John Robertson, l’arrivo di Brian Clough e la consacrazione

Nel 1975 era arrivato Clough alla guida della squadra: reciproca scommessa, tra slanci e incognite, ma col carisma del tecnico a far da collante per il ritorno nella massima categoria. Robertson in breve tempo passò dalla lista dei cedibili a quella degli indispensabili, perché una delle doti principali di Clough consisteva nel saper individuare in pochi giorni un grande giocatore laddove molti dirigenti riuscivano a vedere solamente un ingaggio da tagliare. Un trequartista naturale, abile anche nel ricoprire il ruolo di ala sinistra, sia per lo scatto col quale creava superiorità numerica sul fronte offensivo, sia per i cross che sembravano eseguiti su carta millimetrata. Per questo Bill Shankly, indimenticabile allenatore del Liverpool all’epoca, per sintetizzare la precisione dei suggerimenti di Robertson dalla linea di fondo lo paragonava a un giocatore di biliardo. 

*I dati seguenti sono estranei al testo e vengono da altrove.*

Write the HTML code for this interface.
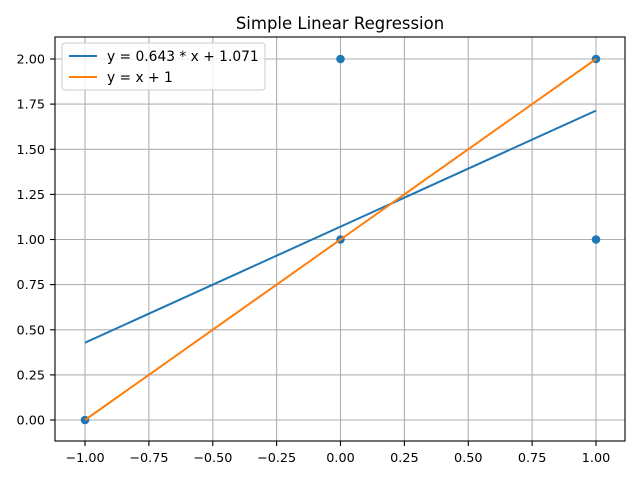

John Robertson e i trionfi con il Nottingham Forest

Gli anni che vanno dal 1977 al 1980 non restano indelebili soltanto per la storia del Nottingham Forest: sono un patrimonio dell’intero calcio europeo, per la concentrazione di successi ma, ancora di più, per la traduzione sul campo della convinzione di un gruppo che a un certo punto si era messo in testa di poter fare tutto e che, in effetti, ci riuscì. Il club dalla maglia “rosso Garibaldi” vinse il campionato l’anno dopo essere stato nuovamente promosso in prima divisione. Un risultato storico, ma era solo l’aperitivo: con Robertson sempre protagonista assoluto, i tifosi del club che gioca all’ombra della foresta di Sherwood avrebbero, incredibilmente, festeggiato due Coppe dei Campioni, una di seguito all’altra: quella del 1979, vinta a Monaco di Baviera contro il Malmö, in una finale per la quale bastò la rete di Trevor Francis, su assist di Robertson, seguita da quella dell’anno successivo, a Madrid, nella finale contro l’Amburgo, sempre per uno a zero, ma in quell’occasione con Robertson autore del gol. Nella bacheca dello scozzese figurano anche due Coppe d’Inghilterra, una Charity Shield, una Supercoppa Europea. Con la Scozia, due Coppe del Mondo disputate, nel 1978 in Argentina e nel 1982 in Spagna. Nato il 20 gennaio del 1953, i suoi settant’anni sono l’occasione per ricordare una pagina unica della storia del calcio europeo, scandita dai tocchi di un piccolo, geniale funambolo come Robertson, che per il Nottingham giocò fino al 1983, per poi tornarci per la stagione 1985-86, dopo due anni al Derby County.